- Date: January 1, 1999
- Season: 1998
- Stadium: Florida Citrus Bowl
- Location: Orlando, Florida
- MVP: Anthony Thomas (Michigan RB)
- Referee: John Smith (Big East)
- Attendance: 67,584

United States TV coverage
- Network: ABC
- Announcers: Terry Gannon, Tim Brant, Dean Blevins

= 1999 Florida Citrus Bowl =

American college football game

The 1999 Florida Citrus Bowl featured the Arkansas Razorbacks of the SEC against the Michigan Wolverines of the Big Ten. Both teams were surprised to be playing in the game.

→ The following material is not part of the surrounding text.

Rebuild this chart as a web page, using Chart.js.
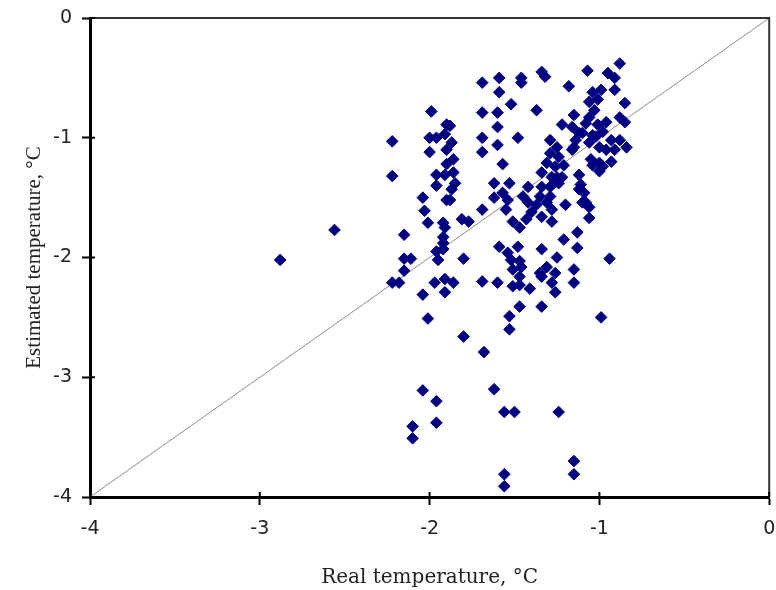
<!DOCTYPE html>
<html>
<head>
<meta charset="utf-8">
<script src="https://cdn.jsdelivr.net/npm/chart.js@4/dist/chart.umd.min.js"></script>
<style>
  html, body { margin:0; padding:0; background:#fff; }
  #wrap { width:776px; height:590px; }
</style>
</head>
<body>
<div id="wrap"><canvas id="chart" width="776" height="590"></canvas></div>
<script>
// scatter data: real vs estimated temperature (°C)
const realTemp = [
  -2.88,-2.56,-2.22,-2.22,-2.22,-2.18,-2.15,-2.15,-2.11,-2.15,-2.10,-2.10,-2.04,-2.03,-2.01,-2.04,-2.01,-2.04,-1.96,-1.96,
  -1.99,-2.00,-1.96,-1.91,-2.00,-1.90,-1.96,-1.91,-1.96,-1.90,-1.92,-1.92,-1.96,-1.95,-1.92,-1.97,-1.91,-1.90,
  -1.88,-1.87,-1.90,-1.86,-1.86,-1.85,-1.87,-1.88,-1.81,-1.77,-1.91,-1.92,-1.80,-1.86,-1.91,-1.80,
  -1.69,-1.69,-1.69,-1.69,-1.59,-1.59,-1.60,-1.60,-1.60,-1.57,-1.52,-1.69,-1.69,-1.60,-1.68,-1.62,-1.62,-1.57,-1.53,-1.62,
  -1.54,-1.55,-1.51,-1.47,-1.43,-1.40,-1.37,-1.59,-1.54,-1.52,-1.48,-1.47,-1.51,-1.46,-1.47,-1.47,-1.41,-1.51,-1.47,-1.53,
  -1.53,-1.56,-1.50,-1.56,-1.56,-1.46,-1.46,-1.48,-1.42,-1.42,-1.45,
  -1.34,-1.32,-1.37,-1.18,-1.22,-1.15,-1.29,-1.25,-1.29,-1.24,-1.31,-1.26,-1.21,-1.34,-1.28,-1.22,-1.29,-1.24,-1.16,-1.14,
  -1.16,-1.12,-1.34,-1.25,-1.29,-1.28,-1.34,-1.28,-1.20,-1.31,-1.35,-1.12,-1.11,-1.09,-1.10,-1.06,-1.06,-1.00,-1.21,-1.13,
  -1.13,-0.94,-1.25,-1.31,-1.26,-1.34,-1.28,-1.26,-1.15,-1.15,-1.34,-1.35,-1.34,-0.99,-1.24,-1.15,-1.15,
  -1.07,-0.95,-0.88,-0.91,-1.04,-0.99,-1.06,-1.01,-1.03,-0.91,-0.85,-0.88,-0.85,-1.06,-1.01,-0.96,-1.10,-1.04,-0.98,-0.93,
  -0.88,-0.91,-0.93,-1.05,-1.00,-1.15,-1.08,-1.02,-1.06,-1.00,-1.04,-0.98,-0.84,-0.96,-1.12,-1.08
];
const estTemp = [
  -2.02,-1.77,-1.03,-1.32,-2.21,-2.21,-1.81,-2.01,-2.01,-2.11,-3.41,-3.51,-1.50,-1.61,-1.71,-2.31,-2.51,-3.11,-3.20,-3.38,
  -0.78,-1.00,-1.00,-0.97,-1.12,-1.10,-1.31,-1.31,-1.40,-1.52,-1.71,-1.83,-1.95,-2.02,-1.88,-2.21,-2.29,-0.89,
  -0.90,-1.04,-1.22,-1.18,-1.29,-1.38,-1.43,-1.52,-1.68,-1.70,-1.75,-1.93,-2.01,-2.21,-2.18,-2.66,
  -0.54,-0.79,-1.00,-1.12,-0.50,-0.62,-0.79,-0.91,-1.06,-1.22,-0.72,-1.60,-2.20,-2.21,-2.79,-3.10,-1.38,-1.46,-1.38,-1.50,
  -1.52,-1.60,-1.70,-1.75,-1.68,-1.62,-1.56,-1.91,-1.96,-2.02,-1.91,-2.03,-2.10,-2.08,-2.16,-2.23,-2.26,-2.24,-2.41,-2.49,
  -2.60,-3.29,-3.29,-3.81,-3.91,-0.50,-0.54,-1.00,-1.41,-1.54,-1.49,
  -0.45,-0.49,-0.77,-0.57,-0.89,-0.81,-1.02,-1.08,-1.13,-1.16,-1.21,-1.24,-1.23,-1.29,-1.33,-1.33,-1.41,-1.38,-1.10,-1.02,
  -0.91,-0.96,-1.41,-1.33,-1.49,-1.60,-1.66,-1.70,-1.56,-1.54,-1.49,-1.31,-1.39,-1.46,-1.54,-1.58,-1.67,-1.28,-1.85,-1.79,
  -1.92,-2.01,-2.00,-2.08,-2.13,-2.16,-2.21,-2.29,-2.10,-2.21,-1.93,-2.13,-2.41,-2.50,-3.29,-3.70,-3.81,
  -0.44,-0.46,-0.38,-0.50,-0.62,-0.60,-0.70,-0.68,-0.77,-0.60,-0.71,-0.83,-0.87,-0.83,-0.89,-0.87,-0.96,-0.98,-0.95,-1.02,
  -1.02,-1.10,-1.20,-1.18,-1.21,-1.08,-0.88,-0.99,-1.04,-1.08,-1.23,-1.24,-1.08,-1.10,-1.43,-1.54
];

// 1:1 reference line
const lineX = [-4, 0];
const lineY = [-4, 0];

// axis ticks
const tickValues = [-4, -3, -2, -1, 0];

const xTitle = "Real temperature, °C";
const yTitle = "Estimated temperature, °C";

const points = realTemp.map((x, i) => ({ x, y: estTemp[i] }));
const diag = lineX.map((x, i) => ({ x, y: lineY[i] }));

// frame on top/right + ticks crossing into the plot
const framePlugin = {
  id: "frame",
  afterDraw(chart){
    const { ctx, chartArea: a, scales } = chart;
    ctx.save();
    ctx.strokeStyle = "#333";
    ctx.lineWidth = 2;
    ctx.beginPath();
    ctx.moveTo(a.left, a.top);
    ctx.lineTo(a.right, a.top);
    ctx.lineTo(a.right, a.bottom);
    ctx.stroke();
    ctx.strokeStyle = "#000";
    ctx.beginPath();
    tickValues.forEach(v => {
      const px = scales.x.getPixelForValue(v);
      ctx.moveTo(px, a.bottom); ctx.lineTo(px, a.bottom - 5);
      const py = scales.y.getPixelForValue(v);
      ctx.moveTo(a.left, py); ctx.lineTo(a.left + 5, py);
    });
    ctx.stroke();
    ctx.restore();
  }
};

const tickFont = { family: "DejaVu Sans, sans-serif", size: 19 };

new Chart(document.getElementById("chart").getContext("2d"), {
  data: {
    datasets: [
      {
        type: "scatter",
        data: points,
        pointStyle: "rectRot",
        pointRadius: 5.8,
        pointBackgroundColor: "#000080",
        pointBorderColor: "#000080",
        pointBorderWidth: 1,
        order: 1
      },
      {
        type: "line",
        data: diag,
        borderColor: "#8c8c8c",
        borderWidth: 1,
        pointRadius: 0,
        order: 2
      }
    ]
  },
  options: {
    responsive: false,
    animation: false,
    layout: { padding: { top: 18, right: 6, left: 0, bottom: 0 } },
    plugins: { legend: { display: false }, tooltip: { enabled: false } },
    scales: {
      x: {
        type: "linear",
        min: -4, max: 0,
        afterBuildTicks: s => { s.ticks = tickValues.map(v => ({ value: v })); },
        afterFit: s => { s.height = 93; s.paddingLeft = 0; s.paddingRight = 0; },
        grid: { drawOnChartArea: false, tickLength: 8, tickColor: "#000", tickWidth: 2 },
        border: { color: "#000", width: 3 },
        ticks: { color: "#222", font: tickFont, padding: 13, maxRotation: 0 },
        title: { display: true, text: xTitle, color: "#222",
                 font: { family: "DejaVu Serif, serif", size: 20 }, padding: { top: 0, bottom: 0 } }
      },
      y: {
        type: "linear",
        min: -4, max: 0,
        afterBuildTicks: s => { s.ticks = tickValues.map(v => ({ value: v })); },
        afterFit: s => { s.width = 90; s.paddingTop = 0; s.paddingBottom = 0; },
        grid: { drawOnChartArea: false, tickLength: 8, tickColor: "#000", tickWidth: 2 },
        border: { color: "#000", width: 3 },
        ticks: { color: "#222", font: tickFont, padding: 10 },
        title: { display: true, text: yTitle, color: "#222",
                 font: { family: "Liberation Serif, Times New Roman, serif", size: 21 }, padding: { top: 22, bottom: 0 } }
      }
    }
  },
  plugins: [framePlugin]
});
</script>
</body>
</html>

The defending National Champion Wolverines, with their two early season losses and the Razorbacks playing under first year coach Houston Nutt caused very different expectations.

==Game summary==
Trailing 31-24 with just 5:49 left in the game, the Wolverines rallied by scoring 21 points in four minutes to win their 15th bowl game all-time. Running back Anthony Thomas led the Wolverines with three rushing touchdowns and 139 yards. Thomas was named Citrus Bowl Most Valuable Player and linebacker Sam Sword was named Michigan Defensive MVP by the media after recording 11 tackles.

The Wolverines scored first with 6:29 left in the first quarter as Jay Feely kicked a 43-yard field goal. However, Arkansas responded on a 35-yard touchdown pass from Clint Stoerner to Michael Williams in the second quarter to take a 7-3 lead. Michigan then scored with a two-yard touchdown run from Thomas, and a 46-yard interception return for a touchdown by linebacker Ian Gold. After Arkansas’ Todd Latourette completed a 42-yard field goal cut the lead to 17-10,

Michigan drove 69 yards with a five-yard touchdown run by Thomas taking a 24-10 lead into halftime. However, the Razorbacks would score three consecutive second half touchdowns to take a 31-24 lead.

Thomas tied the game on a one-yard run. Tom Brady found Diallo Johnson in the endzone from 21 yards out for the eventual game winning score with 2:25 remaining. Michigan Cornerback James Whitley sealed the victory with 1:47 remaining by intercepting a Stoerner pass, returning it 26 yards for a touchdown

==Aftermath==
Michigan became the first Big Ten team to win the Citrus Bowl since 1993.